**EXERCISE TASK**
Drop the images; return everything else in the listing below exactly.

**GIVEN INFORMATION**
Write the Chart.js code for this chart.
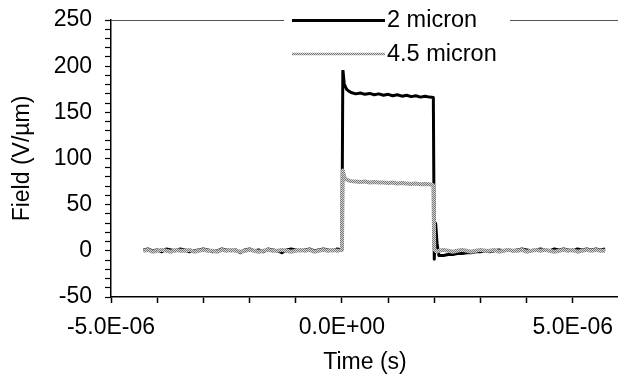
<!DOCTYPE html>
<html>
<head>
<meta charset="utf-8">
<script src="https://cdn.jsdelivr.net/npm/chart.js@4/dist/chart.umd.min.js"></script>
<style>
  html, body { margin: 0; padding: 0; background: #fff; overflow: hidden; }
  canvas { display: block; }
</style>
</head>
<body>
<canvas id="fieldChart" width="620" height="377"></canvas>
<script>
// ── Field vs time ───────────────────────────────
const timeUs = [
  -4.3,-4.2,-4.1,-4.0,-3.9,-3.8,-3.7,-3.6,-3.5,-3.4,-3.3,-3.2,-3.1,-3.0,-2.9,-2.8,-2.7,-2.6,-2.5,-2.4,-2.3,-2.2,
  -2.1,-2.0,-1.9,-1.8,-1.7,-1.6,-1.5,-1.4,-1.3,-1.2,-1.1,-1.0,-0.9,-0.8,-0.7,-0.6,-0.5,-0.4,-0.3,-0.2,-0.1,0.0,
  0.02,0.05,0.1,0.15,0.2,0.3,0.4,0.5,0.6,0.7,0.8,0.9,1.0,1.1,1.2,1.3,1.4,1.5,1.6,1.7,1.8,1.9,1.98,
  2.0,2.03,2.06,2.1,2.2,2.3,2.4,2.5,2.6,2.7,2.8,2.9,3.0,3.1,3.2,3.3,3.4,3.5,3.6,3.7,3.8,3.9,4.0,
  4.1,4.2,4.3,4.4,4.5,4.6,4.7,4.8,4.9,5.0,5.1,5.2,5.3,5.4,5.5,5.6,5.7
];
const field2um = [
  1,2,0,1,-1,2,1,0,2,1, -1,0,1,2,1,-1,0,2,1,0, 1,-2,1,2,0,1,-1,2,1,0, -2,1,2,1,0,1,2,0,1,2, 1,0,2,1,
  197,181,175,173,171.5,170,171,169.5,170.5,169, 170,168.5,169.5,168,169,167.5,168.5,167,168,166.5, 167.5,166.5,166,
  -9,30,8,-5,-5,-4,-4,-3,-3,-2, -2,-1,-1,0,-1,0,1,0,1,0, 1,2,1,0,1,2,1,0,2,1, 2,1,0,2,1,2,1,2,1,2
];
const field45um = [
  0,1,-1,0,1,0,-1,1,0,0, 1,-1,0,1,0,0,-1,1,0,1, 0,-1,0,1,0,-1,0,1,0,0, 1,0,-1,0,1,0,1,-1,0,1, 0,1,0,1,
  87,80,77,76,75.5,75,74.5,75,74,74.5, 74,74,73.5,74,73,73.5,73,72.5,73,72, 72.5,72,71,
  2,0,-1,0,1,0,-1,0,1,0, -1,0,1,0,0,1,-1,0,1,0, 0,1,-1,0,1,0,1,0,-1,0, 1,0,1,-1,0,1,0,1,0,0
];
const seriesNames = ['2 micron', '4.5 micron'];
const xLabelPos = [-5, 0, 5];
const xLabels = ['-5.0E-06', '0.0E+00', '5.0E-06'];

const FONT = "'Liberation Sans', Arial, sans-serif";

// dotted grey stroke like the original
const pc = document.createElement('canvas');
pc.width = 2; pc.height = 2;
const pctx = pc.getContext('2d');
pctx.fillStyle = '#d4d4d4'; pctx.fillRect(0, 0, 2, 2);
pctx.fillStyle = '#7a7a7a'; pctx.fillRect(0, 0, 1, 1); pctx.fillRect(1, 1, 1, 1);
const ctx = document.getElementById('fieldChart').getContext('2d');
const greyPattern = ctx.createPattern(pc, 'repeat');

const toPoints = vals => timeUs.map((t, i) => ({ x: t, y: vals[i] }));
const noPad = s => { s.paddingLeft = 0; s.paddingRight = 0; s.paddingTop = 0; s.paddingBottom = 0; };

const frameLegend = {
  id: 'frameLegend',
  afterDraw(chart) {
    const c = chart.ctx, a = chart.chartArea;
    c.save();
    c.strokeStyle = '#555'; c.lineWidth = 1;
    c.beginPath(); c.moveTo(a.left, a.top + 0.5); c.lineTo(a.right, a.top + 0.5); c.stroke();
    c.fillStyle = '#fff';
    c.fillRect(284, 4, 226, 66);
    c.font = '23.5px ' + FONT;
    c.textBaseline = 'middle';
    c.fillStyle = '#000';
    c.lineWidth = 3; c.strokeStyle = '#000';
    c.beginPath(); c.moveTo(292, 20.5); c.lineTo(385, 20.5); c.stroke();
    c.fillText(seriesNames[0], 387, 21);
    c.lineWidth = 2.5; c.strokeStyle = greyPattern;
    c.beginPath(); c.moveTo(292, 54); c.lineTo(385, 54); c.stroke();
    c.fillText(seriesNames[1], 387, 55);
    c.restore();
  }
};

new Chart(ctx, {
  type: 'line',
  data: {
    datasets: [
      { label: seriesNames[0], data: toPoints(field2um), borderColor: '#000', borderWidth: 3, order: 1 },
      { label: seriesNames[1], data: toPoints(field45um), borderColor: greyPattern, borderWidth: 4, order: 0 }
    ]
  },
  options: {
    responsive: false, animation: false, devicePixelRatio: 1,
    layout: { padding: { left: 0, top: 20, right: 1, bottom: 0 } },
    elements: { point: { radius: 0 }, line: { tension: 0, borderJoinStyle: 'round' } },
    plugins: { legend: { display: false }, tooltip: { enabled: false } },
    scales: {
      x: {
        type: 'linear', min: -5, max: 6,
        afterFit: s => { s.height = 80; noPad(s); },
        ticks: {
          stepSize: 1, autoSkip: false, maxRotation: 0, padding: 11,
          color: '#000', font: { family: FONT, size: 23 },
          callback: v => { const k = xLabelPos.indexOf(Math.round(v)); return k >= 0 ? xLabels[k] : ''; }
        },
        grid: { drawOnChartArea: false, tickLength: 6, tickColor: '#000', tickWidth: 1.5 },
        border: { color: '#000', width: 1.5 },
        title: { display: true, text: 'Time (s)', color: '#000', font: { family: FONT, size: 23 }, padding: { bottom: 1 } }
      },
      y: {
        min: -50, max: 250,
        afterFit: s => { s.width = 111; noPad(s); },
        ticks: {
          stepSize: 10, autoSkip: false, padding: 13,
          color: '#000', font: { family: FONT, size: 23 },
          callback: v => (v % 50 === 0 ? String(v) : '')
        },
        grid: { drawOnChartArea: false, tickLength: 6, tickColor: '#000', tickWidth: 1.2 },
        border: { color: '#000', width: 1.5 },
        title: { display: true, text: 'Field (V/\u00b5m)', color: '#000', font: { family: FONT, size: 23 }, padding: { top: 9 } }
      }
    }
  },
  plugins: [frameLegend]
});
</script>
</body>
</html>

**TASK OUTPUT**
Write the Chart.js code for this chart.
<!DOCTYPE html>
<html>
<head>
<meta charset="utf-8">
<script src="https://cdn.jsdelivr.net/npm/chart.js@4/dist/chart.umd.min.js"></script>
<style>
  html, body { margin: 0; padding: 0; background: #fff; overflow: hidden; }
  canvas { display: block; }
</style>
</head>
<body>
<canvas id="fieldChart" width="620" height="377"></canvas>
<script>
// ── Field vs time ───────────────────────────────
const timeUs = [
  -4.3,-4.2,-4.1,-4.0,-3.9,-3.8,-3.7,-3.6,-3.5,-3.4,-3.3,-3.2,-3.1,-3.0,-2.9,-2.8,-2.7,-2.6,-2.5,-2.4,-2.3,-2.2,
  -2.1,-2.0,-1.9,-1.8,-1.7,-1.6,-1.5,-1.4,-1.3,-1.2,-1.1,-1.0,-0.9,-0.8,-0.7,-0.6,-0.5,-0.4,-0.3,-0.2,-0.1,0.0,
  0.02,0.05,0.1,0.15,0.2,0.3,0.4,0.5,0.6,0.7,0.8,0.9,1.0,1.1,1.2,1.3,1.4,1.5,1.6,1.7,1.8,1.9,1.98,
  2.0,2.03,2.06,2.1,2.2,2.3,2.4,2.5,2.6,2.7,2.8,2.9,3.0,3.1,3.2,3.3,3.4,3.5,3.6,3.7,3.8,3.9,4.0,
  4.1,4.2,4.3,4.4,4.5,4.6,4.7,4.8,4.9,5.0,5.1,5.2,5.3,5.4,5.5,5.6,5.7
];
const field2um = [
  1,2,0,1,-1,2,1,0,2,1, -1,0,1,2,1,-1,0,2,1,0, 1,-2,1,2,0,1,-1,2,1,0, -2,1,2,1,0,1,2,0,1,2, 1,0,2,1,
  197,181,175,173,171.5,170,171,169.5,170.5,169, 170,168.5,169.5,168,169,167.5,168.5,167,168,166.5, 167.5,166.5,166,
  -9,30,8,-5,-5,-4,-4,-3,-3,-2, -2,-1,-1,0,-1,0,1,0,1,0, 1,2,1,0,1,2,1,0,2,1, 2,1,0,2,1,2,1,2,1,2
];
const field45um = [
  0,1,-1,0,1,0,-1,1,0,0, 1,-1,0,1,0,0,-1,1,0,1, 0,-1,0,1,0,-1,0,1,0,0, 1,0,-1,0,1,0,1,-1,0,1, 0,1,0,1,
  87,80,77,76,75.5,75,74.5,75,74,74.5, 74,74,73.5,74,73,73.5,73,72.5,73,72, 72.5,72,71,
  2,0,-1,0,1,0,-1,0,1,0, -1,0,1,0,0,1,-1,0,1,0, 0,1,-1,0,1,0,1,0,-1,0, 1,0,1,-1,0,1,0,1,0,0
];
const seriesNames = ['2 micron', '4.5 micron'];
const xLabelPos = [-5, 0, 5];
const xLabels = ['-5.0E-06', '0.0E+00', '5.0E-06'];

const FONT = "'Liberation Sans', Arial, sans-serif";

// dotted grey stroke like the original
const pc = document.createElement('canvas');
pc.width = 2; pc.height = 2;
const pctx = pc.getContext('2d');
pctx.fillStyle = '#d4d4d4'; pctx.fillRect(0, 0, 2, 2);
pctx.fillStyle = '#7a7a7a'; pctx.fillRect(0, 0, 1, 1); pctx.fillRect(1, 1, 1, 1);
const ctx = document.getElementById('fieldChart').getContext('2d');
const greyPattern = ctx.createPattern(pc, 'repeat');

const toPoints = vals => timeUs.map((t, i) => ({ x: t, y: vals[i] }));
const noPad = s => { s.paddingLeft = 0; s.paddingRight = 0; s.paddingTop = 0; s.paddingBottom = 0; };

const frameLegend = {
  id: 'frameLegend',
  afterDraw(chart) {
    const c = chart.ctx, a = chart.chartArea;
    c.save();
    c.strokeStyle = '#555'; c.lineWidth = 1;
    c.beginPath(); c.moveTo(a.left, a.top + 0.5); c.lineTo(a.right, a.top + 0.5); c.stroke();
    c.fillStyle = '#fff';
    c.fillRect(284, 4, 226, 66);
    c.font = '23.5px ' + FONT;
    c.textBaseline = 'middle';
    c.fillStyle = '#000';
    c.lineWidth = 3; c.strokeStyle = '#000';
    c.beginPath(); c.moveTo(292, 20.5); c.lineTo(385, 20.5); c.stroke();
    c.fillText(seriesNames[0], 387, 21);
    c.lineWidth = 2.5; c.strokeStyle = greyPattern;
    c.beginPath(); c.moveTo(292, 54); c.lineTo(385, 54); c.stroke();
    c.fillText(seriesNames[1], 387, 55);
    c.restore();
  }
};

new Chart(ctx, {
  type: 'line',
  data: {
    datasets: [
      { label: seriesNames[0], data: toPoints(field2um), borderColor: '#000', borderWidth: 3, order: 1 },
      { label: seriesNames[1], data: toPoints(field45um), borderColor: greyPattern, borderWidth: 4, order: 0 }
    ]
  },
  options: {
    responsive: false, animation: false, devicePixelRatio: 1,
    layout: { padding: { left: 0, top: 20, right: 1, bottom: 0 } },
    elements: { point: { radius: 0 }, line: { tension: 0, borderJoinStyle: 'round' } },
    plugins: { legend: { display: false }, tooltip: { enabled: false } },
    scales: {
      x: {
        type: 'linear', min: -5, max: 6,
        afterFit: s => { s.height = 80; noPad(s); },
        ticks: {
          stepSize: 1, autoSkip: false, maxRotation: 0, padding: 11,
          color: '#000', font: { family: FONT, size: 23 },
          callback: v => { const k = xLabelPos.indexOf(Math.round(v)); return k >= 0 ? xLabels[k] : ''; }
        },
        grid: { drawOnChartArea: false, tickLength: 6, tickColor: '#000', tickWidth: 1.5 },
        border: { color: '#000', width: 1.5 },
        title: { display: true, text: 'Time (s)', color: '#000', font: { family: FONT, size: 23 }, padding: { bottom: 1 } }
      },
      y: {
        min: -50, max: 250,
        afterFit: s => { s.width = 111; noPad(s); },
        ticks: {
          stepSize: 10, autoSkip: false, padding: 13,
          color: '#000', font: { family: FONT, size: 23 },
          callback: v => (v % 50 === 0 ? String(v) : '')
        },
        grid: { drawOnChartArea: false, tickLength: 6, tickColor: '#000', tickWidth: 1.2 },
        border: { color: '#000', width: 1.5 },
        title: { display: true, text: 'Field (V/\u00b5m)', color: '#000', font: { family: FONT, size: 23 }, padding: { top: 9 } }
      }
    }
  },
  plugins: [frameLegend]
});
</script>
</body>
</html>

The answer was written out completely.